Second episode of "Tales of the Condor Heroes" a martial arts epic by Jin Yong (who died last year). I love the "Tales of the Condor Heroes". and I liked this second episode even better than the first. Caveat, possibly you have to have watched "The Water Margin", or at least enjoy Kung Fu movies. This is not High Fantasy, Western style. Don't expect "The Lord Of The Rings". The characters may be fantastical, or performing fantastical feats, but they can be crude and vulgar; they have no compelling sense of mission, beyond being true to the code, and don't feel themselves central to the great story of China that's unfolding around them. My favourite (inevitably) is cheerful and indomitable Jade Huang (I don't mind the mixture of Western & Chinese-style names, it seems natural enough). Not all cosseted gangster princesses turn out like Ivanka. It's very touching to watch her growing up, and learning to accept that sorrow and loss are real . . . Is it because we have become aware that our lives must be fleeting?

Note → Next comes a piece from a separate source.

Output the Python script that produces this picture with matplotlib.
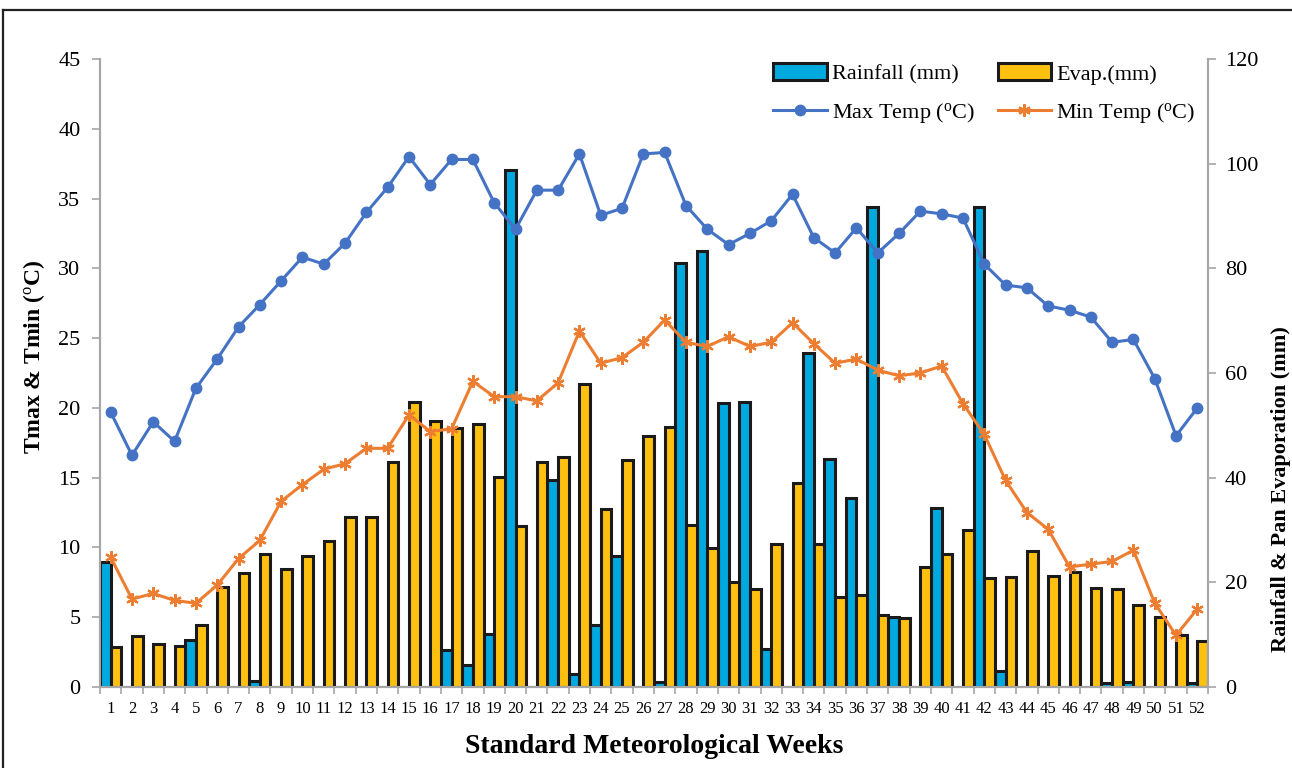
import numpy as np
import matplotlib
matplotlib.use("Agg")
import matplotlib.pyplot as plt
from matplotlib.lines import Line2D

plt.rcParams['font.family'] = ['Liberation Serif', 'DejaVu Serif']
plt.rcParams['mathtext.fontset'] = 'custom'
plt.rcParams['mathtext.rm'] = 'Liberation Serif'
plt.rcParams['mathtext.it'] = 'Liberation Serif:italic'

weeks = list(range(1, 53))

rainfall = [23.8, 0, 0, 0, 8.9, 0, 0, 1.2, 0, 0, 0, 0, 0, 0, 0, 0,
            7.0, 4.2, 10.2, 98.8, 0, 39.5, 2.4, 11.9, 25.0, 0, 1.0, 81.1,
            83.3, 54.2, 54.4, 7.2, 0, 63.8, 43.6, 36.1, 91.8, 13.4, 0, 34.2,
            0, 91.8, 3.0, 0, 0, 0, 0, 0.8, 1.0, 0, 0, 0.8]

evap = [7.6, 9.7, 8.3, 7.9, 11.8, 19.1, 21.8, 25.4, 22.5, 25.0, 27.8, 32.4,
        32.4, 42.9, 54.4, 50.9, 49.5, 50.2, 40.2, 30.8, 42.9, 43.9, 57.9, 34.0,
        43.4, 47.9, 49.7, 31.0, 26.6, 20.1, 18.8, 27.3, 38.9, 27.4, 17.1, 17.5,
        13.8, 13.2, 23.0, 25.5, 30.0, 20.9, 21.1, 25.9, 21.3, 21.9, 18.9, 18.7,
        15.7, 13.4, 9.9, 8.7]

tmax = [19.7, 16.6, 19.0, 17.6, 21.4, 23.5, 25.8, 27.4, 29.1, 30.8, 30.3, 31.8,
        34.0, 35.8, 38.0, 36.0, 37.8, 37.8, 34.7, 32.8, 35.6, 35.6, 38.2, 33.8,
        34.3, 38.2, 38.3, 34.5, 32.8, 31.7, 32.5, 33.4, 35.3, 32.2, 31.1, 32.9,
        31.1, 32.5, 34.1, 33.9, 33.6, 30.3, 28.8, 28.6, 27.3, 27.0, 26.5, 24.7,
        24.9, 22.1, 18.0, 20.0]

tmin = [9.3, 6.3, 6.7, 6.2, 6.0, 7.3, 9.2, 10.5, 13.3, 14.5, 15.6, 16.0,
        17.1, 17.1, 19.5, 18.3, 18.5, 21.9, 20.8, 20.8, 20.5, 21.8, 25.5, 23.2,
        23.6, 24.7, 26.3, 24.7, 24.4, 25.1, 24.4, 24.7, 26.1, 24.6, 23.2, 23.5,
        22.7, 22.3, 22.5, 23.0, 20.3, 18.1, 14.8, 12.5, 11.3, 8.6, 8.8, 9.0,
        9.8, 6.0, 3.7, 5.6]

blue_bar = '#00A8E0'
gold_bar = '#FFC00F'
line_blue = '#4472C4'
line_orange = '#ED7D31'
axis_grey = '#A6A6A6'

fig = plt.figure(figsize=(12.92, 7.68), dpi=100)
ax = fig.add_axes([0.0774, 0.1055, 0.8576, 0.8177])
ax2 = ax.twinx()

x = np.array(weeks)

# bars on the right axis, lines on the left; keep lines in front
ax.set_zorder(ax2.get_zorder() + 1)
ax.patch.set_visible(False)

ax2.bar(x - 0.25, rainfall, width=0.5, color=blue_bar, edgecolor='#1a1a1a',
        linewidth=2.2, label='Rainfall (mm)')
ax2.bar(x + 0.25, evap, width=0.5, color=gold_bar, edgecolor='#1a1a1a',
        linewidth=2.2, label='Evap.(mm)')

ax.plot(x, tmax, color=line_blue, lw=2.2, marker='o', ms=7.5,
        label='Max Temp ($^{\\rm o}$C)')
ax.plot(x, tmin, color=line_orange, lw=2.2, marker=(6, 2, 0), ms=9,
        mew=1.6, label='Min Temp ($^{\\rm o}$C)')

ax.set_xlim(0.5, 52.5)
ax.set_ylim(0, 45)
ax2.set_ylim(0, 120)
ax.set_yticks(np.arange(0, 46, 5))
ax2.set_yticks(np.arange(0, 121, 20))

ax.set_xticks(x)
ax.set_xticklabels([str(w) for w in weeks], fontsize=12)
ax.set_xticks(np.arange(0.5, 53, 1), minor=True)
ax.tick_params(axis='x', which='major', length=0, pad=10)
ax.tick_params(axis='x', which='minor', length=5, color=axis_grey, width=1.2)
ax.tick_params(axis='y', length=6, color=axis_grey, width=1.2, labelsize=16, pad=8)
ax2.tick_params(axis='y', length=6, color=axis_grey, width=1.2, labelsize=16, pad=6)
ax2.tick_params(axis='x', length=0)

for a in (ax, ax2):
    a.spines['top'].set_visible(False)
    for s in ('left', 'right', 'bottom'):
        a.spines[s].set_color(axis_grey)
        a.spines[s].set_linewidth(1.5)

ax.set_ylabel('Tmax & Tmin ($^{\\rm o}$C)', fontsize=17, fontweight='bold')
ax.yaxis.set_label_coords(-0.048, 0.525)
ax2.set_ylabel('Rainfall & Pan Evaporation (mm)', fontsize=16, fontweight='bold')
ax2.yaxis.set_label_coords(1.057, 0.315)
ax.set_xlabel('Standard Meteorological Weeks', fontsize=20, fontweight='bold', labelpad=12)

# legend rows: bars on the first row, lines on the second
bars_h, bars_l = ax2.get_legend_handles_labels()
line_h, line_l = ax.get_legend_handles_labels()
handles = [bars_h[0], line_h[0], bars_h[1], line_h[1]]
labels = [bars_l[0], line_l[0], bars_l[1], line_l[1]]
ax.legend(handles, labels, ncol=2, loc='upper right', bbox_to_anchor=(1.007, 1.025),
          frameon=False, fontsize=16, handlelength=2.4, handleheight=0.8,
          columnspacing=1.0, handletextpad=0.25, labelspacing=0.75)

# outer frame (only top and left edges fall inside the image)
fig.add_artist(Line2D([0.0025, 1.0], [0.987, 0.987], transform=fig.transFigure,
                      color='#222222', lw=1.6))
fig.add_artist(Line2D([0.0025, 0.0025], [0.0, 0.987], transform=fig.transFigure,
                      color='#222222', lw=1.6))

fig.savefig('out.png', dpi=100)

These young cattle (top picture) were very friendly, seeing us as interesting compary, and following us across their muddy field to have their polls rubbed, over the gate. I mention this because there've been bad incidents involving cattle and walkers, this year in Sussex. I suspect, I may be wrong, that it's because some people still, despite all pleading, have their dogs, even multiple dogs, off the leash in pasture, where animals are grazing. It's not okay, and your dog is not different. And there's another autumn, almost gone, and still this bottomless Brexit swamp is drowning us. Most of us (a voting majority) now want to stay in the EU, but (as of now) we aren't going to get a vote. But nothing's settled. Who knows, maybe the snake (the one that winds its way around the halls of power tomorrow, doggedly and gently repeating its only trick) will become a dragon!